Written by Manisha Lakhe
Should Have Kept The Story Buried There
A novelist and her sister are in a bungalow in Lonavala
which is haunted. Before you facepalm at every cliche in
the horror genre you will see in this film, spare a thought
for the actor Vedita Pratap Singh who gives the role of a
girl possessed her everything. She’s very good, but the
rest of the story and other actors are terrible. Could have
been a good fun scary story but ends up being silly.
Yes, there is one moment where the sister jumps out of the
cupboard that is surprising. But it is too late, too little.
The story is straightforward. A publisher asks a writer to write a
novel based on his story, and offers his Lonavala bungalow for
the writer (and her annoying sister) to write in peace and quiet.
Of course the bungalow has a caretaker Shambhu (who is very
conveniently absent when the hauntings begin).
Let’s list horror film cliches that crowd the film after the two girls
reach Lonavala. The writer begins to hear things. The writer
obliges us with a swimwear scene. You hear more strange
noises, the writer (Vedita Pratap Singh) explores the bungalow.
She sees the ghost, the ghost enters her body with a jerk, she
does bones of the neck cracking action, her hair that is in pretty
curls suddenly turns into something out of evil ‘Hairspray’ –
teased beyond belief. When the ghost occupies her body, the
writer’s eyes suddenly become wider and dark circles are
added around her eyes.
The writer goes to the ‘cupboard’ and suddenly is out on the
street seducing some passing motorist, calls him in for coffee
and yes, there is a gratuitous lovemaking scene. When she
wakes up, she does not remember anything. That’s when we
realise that the ghost enters and goes out of her body at will.

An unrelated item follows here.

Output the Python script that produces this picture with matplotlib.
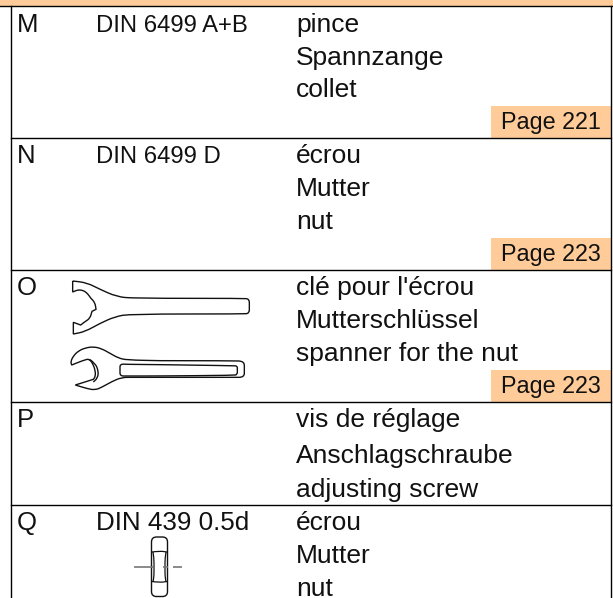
"""
plot.py - parts table with spanner and nut sketches.
"""

import matplotlib
matplotlib.use("Agg")
import matplotlib.pyplot as plt
from matplotlib.patches import FancyBboxPatch, PathPatch, Rectangle
from matplotlib.path import Path

W, H = 613, 598
ORANGE = "#FFCC99"
INK = "#111111"
SKETCH = "#111111"

LETTERS = ["M", "N", "O", "P", "Q"]
NORMS = ["DIN 6499 A+B", "DIN 6499 D", "", "", "DIN 439 0.5d"]
NORM_SIZES = [17.2, 17.2, 17.2, 17.2, 18.7]
NAMES = [
    ["pince", "Spannzange", "collet"],
    ["écrou", "Mutter", "nut"],
    ["clé pour l'écrou", "Mutterschlüssel", "spanner for the nut"],
    ["vis de réglage", "Anschlagschraube", "adjusting screw"],
    ["écrou", "Mutter", "nut"],
]
PAGES = ["Page 221", "Page 223", "Page 223", "", ""]

ROW_LINES = [6, 138, 270, 402, 505]
BASELINES = [32, 163, 295, 427, 530]
NAME_BASELINES = [
    [32, 65, 97],
    [163, 196, 229],
    [295, 328, 361],
    [427, 463, 497],
    [530, 563, 596],
]
BOX_HEIGHT = 32

# sketch outlines, in 3x crop coordinates of the wrench region (origin 0, 270)
# a repeated point stays a sharp corner, the others get rounded
WRENCH1_OUTER = [(218, 33), (218, 33), (218, 66), (218, 66), (232, 60), (245, 60), (258, 66),
                 (268, 78), (272, 84), (272, 84), (285, 98), (288, 118), (288, 118), (276, 124),
                 (276, 124), (270, 145), (255, 155), (242, 165), (242, 165), (220, 157),
                 (220, 157), (220, 192), (220, 192), (255, 185), (300, 160), (345, 140),
                 (390, 132), (730, 132), (748, 130), (748, 108), (748, 87), (730, 85),
                 (400, 85), (350, 80), (300, 58), (260, 38), (218, 33), (218, 33)]
WRENCH2_OUTER = [(480, 272), (700, 272), (733, 274), (733, 298), (733, 322), (700, 322),
                 (400, 322), (365, 322), (335, 335), (305, 352), (285, 360), (262, 356),
                 (226, 345), (226, 345), (280, 328), (280, 328), (286, 320), (286, 302),
                 (278, 280), (268, 268), (258, 268), (215, 285), (215, 285), (212, 275),
                 (220, 258), (235, 243), (255, 234), (280, 230), (305, 236), (330, 250),
                 (355, 264), (380, 270), (480, 272)]
WRENCH2_INNER = [(268, 268), (285, 278), (296, 305), (292, 325), (280, 336)]
WRENCH2_SLOT = [(480, 284), (700, 287), (712, 288), (712, 299), (712, 314), (700, 316),
                (480, 318), (380, 318), (360, 318), (360, 300), (360, 282), (380, 283),
                (480, 284)]

# nut details, in image pixels
NUT_CHAMFERS = [[(152, 552), (159.5, 551), (167, 552)], [(152, 581.5), (159.5, 582.5), (167, 581.5)]]
NUT_SIDES = [[(153, 552), (154, 558), (154, 567), (154, 576), (153, 582)],
             [(166, 552), (165, 558), (165, 567), (165, 576), (166, 582)]]
CENTER_DASHES = [(134, 153), (163, 168), (173, 182)]


def smooth_path(points):
    verts = [points[0]]
    codes = [Path.MOVETO]
    for p, q in zip(points[1:-1], points[2:]):
        verts += [p, ((p[0] + q[0]) / 2, (p[1] + q[1]) / 2)]
        codes += [Path.CURVE3, Path.CURVE3]
    verts.append(points[-1])
    codes.append(Path.LINETO)
    return Path(verts, codes)


def crop_points(points):
    return [(p[0] / 3, 270 + p[1] / 3) for p in points]


def main():
    plt.rcParams["font.family"] = ["Liberation Sans", "DejaVu Sans"]
    fig = plt.figure(figsize=(W / 100, H / 100), dpi=100)
    ax = fig.add_axes([0, 0, 1, 1])
    ax.set_xlim(0, W)
    ax.set_ylim(H, 0)
    ax.axis("off")

    ax.add_patch(Rectangle((0, 0), W, ROW_LINES[0], color=ORANGE, lw=0))
    ax.plot([0, W], [ROW_LINES[0], ROW_LINES[0]], color="black", lw=1.0)
    for y in ROW_LINES[1:]:
        ax.plot([10.5, 611], [y, y], color="black", lw=1.0)
    ax.plot([10.5, 10.5], [ROW_LINES[0], H], color="black", lw=1.0)
    ax.plot([611, 611], [ROW_LINES[0], H], color="black", lw=1.0)

    for i, letter in enumerate(LETTERS):
        ax.text(16.5, BASELINES[i], letter, fontsize=18.5, color=INK, va="baseline")
        if NORMS[i]:
            ax.text(96, BASELINES[i], NORMS[i], fontsize=NORM_SIZES[i], color=INK, va="baseline")
        for name, y in zip(NAMES[i], NAME_BASELINES[i]):
            ax.text(296, y, name, fontsize=19, color=INK, va="baseline")
        if PAGES[i]:
            bottom = ROW_LINES[i + 1] - 0.5
            ax.add_patch(Rectangle((491, bottom - BOX_HEIGHT), 120, BOX_HEIGHT, color=ORANGE, lw=0))
            ax.text(601, bottom - 9, PAGES[i], fontsize=16.8, color=INK, va="baseline", ha="right")

    for outline in (WRENCH1_OUTER, WRENCH2_OUTER, WRENCH2_INNER, WRENCH2_SLOT):
        ax.add_patch(PathPatch(smooth_path(crop_points(outline)), fc="none", ec=SKETCH, lw=1.0))

    # hex nut side view
    ax.add_patch(FancyBboxPatch((151.5, 537), 16, 59.5, boxstyle="round,pad=0,rounding_size=5",
                                fc="white", ec=SKETCH, lw=1.0))
    for curve in NUT_CHAMFERS + NUT_SIDES:
        ax.add_patch(PathPatch(smooth_path(curve), fc="none", ec=SKETCH, lw=0.9))
    for x0, x1 in CENTER_DASHES:
        ax.plot([x0, x1], [566.7, 566.7], color="#777777", lw=1.2, solid_capstyle="butt")

    fig.savefig("out.png", dpi=100)
    plt.close()


if __name__ == "__main__":
    main()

The sister realises something is wrong when her sister suddenly
grabs the bowl of chicken and is then shown sitting on top of a
cupboard eating like an animal. The sister has called the writer’s
best friend and her fiance. Of course the ghost attempts to
seduce the poor fiance. They call Jane the exorcist and then a
Hindu exorcist (what is Rajesh Sharma doing here, you wonder!).
There is a crucifix (and the Lord’s prayer) as well as a pocket-
sized trishul (the three pronged spear that Shiva carries). There
is levitation (after all what is a ghost film without levitation?!)
The film has so many cliches you feel terrible for the lead actor
Vedita Pratap Singh. She does her best, but the story around
her is so terrible, you sigh and wait for the evil doll to be
destroyed. Yes, there’s that cliche too. The terrible horror films
that Ramsay Brothers made still rule Indian Halloween!